2) Type netmath. Arrange the little window which appears in the upper corner. Click. If the big window which appears covers your other windows, you can find them again by putting the curser in the vacant part of your screen and pressing the right button. All your active windows are listed here.

3) Go down and click on course material for differential equations. Click on direction field stuff. Play around with clicking on the blue typing, and look for some solutions of the differential equations.   [When you get a plot, you can adjust the parameters or dismiss the plot by bringing your mouse to the upper left hand corner and waiting for a menu to drop down]

Your zeroth assignment is to graph solutions of the equation
y' = .5y - .1 y^2
through the point y = .2 at t = 0 and then through the point y = 7 at t= 0.
We are interested in the motion that is forward, and I am asking you to give it to me between t= 0 and t= 10. If you use the settings that are given, even after you have typed (correctly) d(y,x) = .5* - .1*y*y* in place of the first equation, your graph will not be beautiful.  To get a decent looking graph you set to set the scale and center correctly.  I got a very nice graph by going to the upper left corner and changing the config to
n steps 1000
t initial 0
y center 5
x center 6
y radius 6
x radius 7
and then clicking on okay and hitting replot in the same menu I got config from.
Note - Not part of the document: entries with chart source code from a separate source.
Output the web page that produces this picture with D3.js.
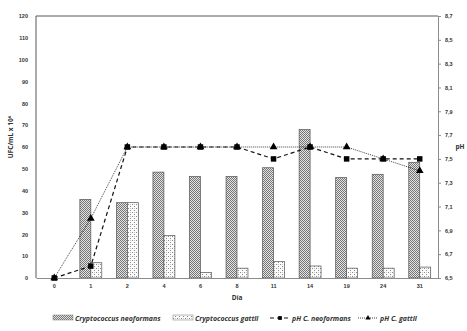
<!DOCTYPE html>
<meta charset="utf-8">
<style>
    body { margin: 0; background: #fff; }
    svg { font-family: "Open Sans", "Liberation Sans", sans-serif; }
    .tick text { font-size: 5.5px; font-weight: bold; fill: #333; }
</style>
<body>
<svg width="467" height="331"></svg>
<script src="https://cdn.jsdelivr.net/npm/d3@7"></script>
<script>
    var dias = ["0", "1", "2", "4", "6", "8", "11", "14", "19", "24", "31"];
    var neoformans = [0, 36, 34.5, 48.5, 46.5, 46.5, 50.5, 68, 46, 47.5, 53];
    var gattii = [0, 7, 34.5, 19.5, 2.5, 4.5, 7.5, 5.5, 4.5, 4.5, 5];
    var phNeoformans = [6.5, 6.6, 7.6, 7.6, 7.6, 7.6, 7.5, 7.6, 7.5, 7.5, 7.5];
    var phGattii = [6.5, 7.0, 7.6, 7.6, 7.6, 7.6, 7.6, 7.6, 7.6, 7.5, 7.4];
    var ufcTicks = d3.range(0, 121, 10);
    var phTicks = [6.5, 6.7, 6.9, 7.1, 7.3, 7.5, 7.7, 7.9, 8.1, 8.3, 8.5, 8.7];

    var svg = d3.select("svg");
    var margin = { top: 16, right: 29, bottom: 53, left: 36 },
        width = 467 - margin.left - margin.right,
        height = 331 - margin.top - margin.bottom;

    var x = d3.scaleBand().domain(dias).range([0, width]).paddingInner(0.4).paddingOuter(0.2);
    var y = d3.scaleLinear().domain([0, 120]).range([height, 0]);
    var y2 = d3.scaleLinear().domain([6.5, 8.7]).range([height, 0]);

    // fill patterns
    var defs = svg.append("defs");
    var p1 = defs.append("pattern").attr("id", "neo").attr("width", 2).attr("height", 2)
        .attr("patternUnits", "userSpaceOnUse");
    p1.append("rect").attr("width", 2).attr("height", 2).attr("fill", "#e4e4e4");
    p1.append("rect").attr("width", 1).attr("height", 1).attr("fill", "#767676");
    p1.append("rect").attr("x", 1).attr("y", 1).attr("width", 1).attr("height", 1).attr("fill", "#767676");

    var p2 = defs.append("pattern").attr("id", "gat").attr("width", 4).attr("height", 4)
        .attr("patternUnits", "userSpaceOnUse");
    p2.append("rect").attr("width", 4).attr("height", 4).attr("fill", "#fafafa");
    p2.append("rect").attr("width", 1).attr("height", 1).attr("fill", "#8a8a8a");
    p2.append("rect").attr("x", 2).attr("y", 2).attr("width", 1).attr("height", 1).attr("fill", "#8a8a8a");
    p2.append("rect").attr("x", 2).attr("y", 0).attr("width", 1).attr("height", 1).attr("fill", "#c8c8c8");

    var g = svg.append("g").attr("transform", "translate(" + margin.left + "," + margin.top + ")");

    // frame
    g.append("path")
        .attr("d", "M0," + height + "V0H" + width)
        .attr("fill", "none").attr("stroke", "#595959").attr("stroke-width", 1);

    var bw = x.bandwidth() / 2;

    g.append("g").selectAll("rect")
        .data(neoformans)
        .enter().append("rect")
        .attr("x", function (d, i) { return x(dias[i]); })
        .attr("y", function (d) { return y(d); })
        .attr("width", bw)
        .attr("height", function (d) { return height - y(d); })
        .attr("fill", "url(#neo)")
        .attr("stroke", function (d) { return d > 0 ? "#555" : "none"; })
        .attr("stroke-width", 0.7);

    g.append("g").selectAll("rect")
        .data(gattii)
        .enter().append("rect")
        .attr("x", function (d, i) { return x(dias[i]) + bw; })
        .attr("y", function (d) { return y(d); })
        .attr("width", bw)
        .attr("height", function (d) { return height - y(d); })
        .attr("fill", "url(#gat)")
        .attr("stroke", function (d) { return d > 0 ? "#555" : "none"; })
        .attr("stroke-width", 0.7);

    // axes
    var xAxis = g.append("g")
        .attr("transform", "translate(0," + height + ")")
        .call(d3.axisBottom(x).tickSize(0).tickPadding(6));
    xAxis.select(".domain").attr("stroke", "#8c8c8c");

    var yAxis = g.append("g")
        .call(d3.axisLeft(y).tickValues(ufcTicks).tickSize(0).tickPadding(8));
    yAxis.select(".domain").remove();

    var yAxis2 = g.append("g")
        .attr("transform", "translate(" + width + ",0)")
        .call(d3.axisRight(y2).tickValues(phTicks).tickSize(3).tickPadding(4)
            .tickFormat(function (d) { return d3.format(".1f")(d).replace(".", ","); }));
    yAxis2.select(".domain").attr("stroke", "#8c8c8c");
    yAxis2.selectAll(".tick line").attr("stroke", "#8c8c8c");

    // pH lines
    var cx = function (i) { return x(dias[i]) + x.bandwidth() / 2; };

    var phLine = d3.line()
        .x(function (d, i) { return cx(i); })
        .y(function (d) { return y2(d); });

    g.append("path")
        .datum(phGattii)
        .attr("d", phLine)
        .attr("fill", "none")
        .attr("stroke", "#111")
        .attr("stroke-width", 0.8)
        .attr("stroke-dasharray", "1,1");

    g.append("path")
        .datum(phNeoformans)
        .attr("d", phLine)
        .attr("fill", "none")
        .attr("stroke", "#111")
        .attr("stroke-width", 1.2)
        .attr("stroke-dasharray", "4,3");

    var tri = d3.symbol().type(d3.symbolTriangle).size(26);
    var sq = d3.symbol().type(d3.symbolSquare).size(30);
    var triSmall = d3.symbol().type(d3.symbolTriangle).size(12);
    var sqSmall = d3.symbol().type(d3.symbolSquare).size(14);

    g.append("g").selectAll("path")
        .data(phGattii)
        .enter().append("path")
        .attr("d", tri)
        .attr("transform", function (d, i) { return "translate(" + cx(i) + "," + y2(d) + ")"; })
        .attr("fill", "#000");

    g.append("g").selectAll("path")
        .data(phNeoformans)
        .enter().append("path")
        .attr("d", sq)
        .attr("transform", function (d, i) { return "translate(" + cx(i) + "," + y2(d) + ")"; })
        .attr("fill", "#000");

    // axis titles
    svg.append("text")
        .attr("transform", "translate(13," + (margin.top + height / 2 - 10) + ") rotate(-90)")
        .attr("text-anchor", "middle")
        .style("font-size", "6.5px").style("font-weight", "bold").style("fill", "#333")
        .text("UFC/mL x 10⁶");

    svg.append("text")
        .attr("x", 460).attr("y", 149)
        .attr("text-anchor", "middle")
        .style("font-size", "6.5px").style("font-weight", "bold").style("fill", "#333")
        .text("pH");

    svg.append("text")
        .attr("x", margin.left + width / 2).attr("y", 300)
        .attr("text-anchor", "middle")
        .style("font-size", "6.5px").style("font-weight", "bold").style("fill", "#333")
        .text("Día");

    // legend
    var legend = svg.append("g").attr("transform", "translate(0,318)");
    var items = [
        { x: 53, label: "Cryptococcus neoformans", kind: "neo" },
        { x: 173, label: "Cryptococcus gattii", kind: "gat" },
        { x: 270, label: "pH C. neoformans", kind: "lneo" },
        { x: 358, label: "pH C. gattii", kind: "lgat" }
    ];
    items.forEach(function (it) {
        var li = legend.append("g").attr("transform", "translate(" + it.x + ",0)");
        if (it.kind === "neo" || it.kind === "gat") {
            li.append("rect").attr("x", 0).attr("y", -3).attr("width", 20).attr("height", 5)
                .attr("fill", "url(#" + it.kind + ")").attr("stroke", "#777").attr("stroke-width", 0.5);
        } else if (it.kind === "lneo") {
            li.append("line").attr("x1", 0).attr("x2", 20).attr("y1", 0).attr("y2", 0)
                .attr("stroke", "#111").attr("stroke-width", 1.2).attr("stroke-dasharray", "4,3");
            li.append("path").attr("d", sqSmall).attr("transform", "translate(10,0)");
        } else {
            li.append("line").attr("x1", 0).attr("x2", 20).attr("y1", 0).attr("y2", 0)
                .attr("stroke", "#111").attr("stroke-width", 0.8).attr("stroke-dasharray", "1,1");
            li.append("path").attr("d", triSmall).attr("transform", "translate(10,0)");
        }
        li.append("text").attr("x", 22).attr("y", 2.5)
            .style("font-size", "7px").style("font-weight", "bold").style("font-style", "italic")
            .style("fill", "#333")
            .text(it.label);
    });
</script>
</body>
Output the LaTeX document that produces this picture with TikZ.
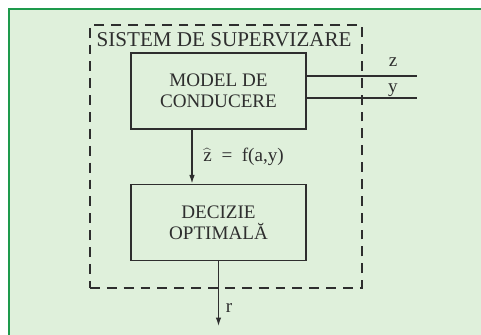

See if you can get the motion to go forward only. Change color and width of the function graph. Click on dismiss to start again. Do not click on back (this takes you back to a previous netmath page). If you really mess things up, log out of netmath and then back in again. All your mess will be gone!

As a second exercise, try graphing a bunch of solutions to

y' = .1 y(y-1)(y-2)

The really interesting stuff happens between about y = -1 and y = 3. So make some adjustments and produce some graphs of this. You might read the rest of this page as well.

If you're looking for more to do, computer assignment one will be posted on the web shortly. It's likely to closely resemble computer assignment 1 from last year, which can be found at  www.ma.utexas.edu/users/uhlen/bio/computer1.